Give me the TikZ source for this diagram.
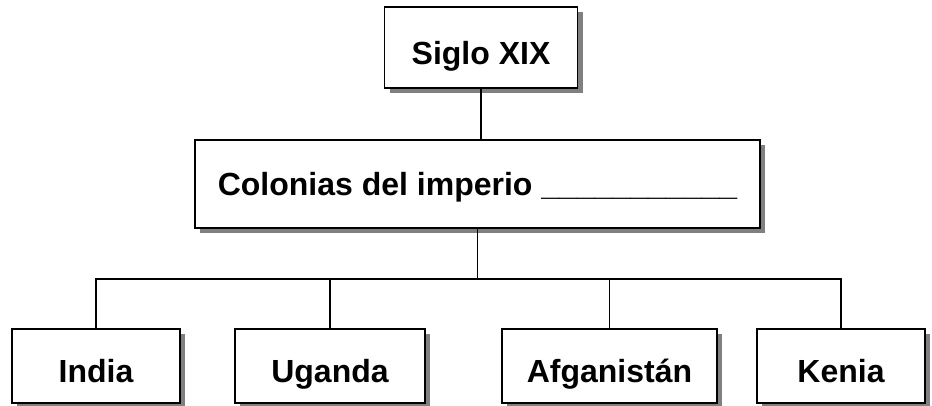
\documentclass[tikz,border=0pt]{standalone}
\usepackage{fontspec}
\setmainfont{Liberation Sans}
\usetikzlibrary{shadows}
\begin{document}
\begin{tikzpicture}[x=1pt,y=-1pt,
  box/.style={draw=black, line width=1.9pt, fill=white, inner sep=0pt,
    text height=33pt, text depth=0pt,
    font=\fontsize{32}{38}\selectfont\bfseries,
    drop shadow={shadow xshift=5pt, shadow yshift=-5pt, fill=black!50, opacity=1}},
  conn/.style={line width=1.9pt}]
\useasboundingbox (0,0) rectangle (932,405);
\node[box, minimum width=193pt, minimum height=81pt] (siglo) at (481,47.5) {Siglo XIX};
\node[box, text height=23pt, minimum width=565pt, minimum height=88pt] (col) at (477.5,184) {Colonias del imperio \_\_\_\_\_\_\_\_\_\_\_};
\node[box, minimum width=168pt, minimum height=74pt] (india) at (96,366) {India};
\node[box, minimum width=190pt, minimum height=74pt] (uganda) at (330,366) {Uganda};
\node[box, minimum width=215pt, minimum height=74pt] (afg) at (609.5,366) {Afganistán};
\node[box, minimum width=168pt, minimum height=74pt] (kenia) at (841,366) {Kenia};
\path (col.south) ++(0,50) coordinate (bus);
\draw[conn] (siglo.south) -- (siglo.south |- col.north);
\draw[conn] (col.south) -- (bus);
\draw[conn] (india.north) |- (bus) -| (kenia.north);
\draw[conn] (uganda.north) -- (uganda.north |- bus);
\draw[conn] (afg.north) -- (afg.north |- bus);
\end{tikzpicture}
\end{document}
-------
■ WHAT TO PRODUCE ■
Without the images, write out each line of the data verbatim.

■ EXERCISE OUTPUT ■
Give me the TikZ source for this diagram.
\documentclass[tikz,border=0pt]{standalone}
\usepackage{fontspec}
\setmainfont{Liberation Sans}
\usetikzlibrary{shadows}
\begin{document}
\begin{tikzpicture}[x=1pt,y=-1pt,
  box/.style={draw=black, line width=1.9pt, fill=white, inner sep=0pt,
    text height=33pt, text depth=0pt,
    font=\fontsize{32}{38}\selectfont\bfseries,
    drop shadow={shadow xshift=5pt, shadow yshift=-5pt, fill=black!50, opacity=1}},
  conn/.style={line width=1.9pt}]
\useasboundingbox (0,0) rectangle (932,405);
\node[box, minimum width=193pt, minimum height=81pt] (siglo) at (481,47.5) {Siglo XIX};
\node[box, text height=23pt, minimum width=565pt, minimum height=88pt] (col) at (477.5,184) {Colonias del imperio \_\_\_\_\_\_\_\_\_\_\_};
\node[box, minimum width=168pt, minimum height=74pt] (india) at (96,366) {India};
\node[box, minimum width=190pt, minimum height=74pt] (uganda) at (330,366) {Uganda};
\node[box, minimum width=215pt, minimum height=74pt] (afg) at (609.5,366) {Afganistán};
\node[box, minimum width=168pt, minimum height=74pt] (kenia) at (841,366) {Kenia};
\path (col.south) ++(0,50) coordinate (bus);
\draw[conn] (siglo.south) -- (siglo.south |- col.north);
\draw[conn] (col.south) -- (bus);
\draw[conn] (india.north) |- (bus) -| (kenia.north);
\draw[conn] (uganda.north) -- (uganda.north |- bus);
\draw[conn] (afg.north) -- (afg.north |- bus);
\end{tikzpicture}
\end{document}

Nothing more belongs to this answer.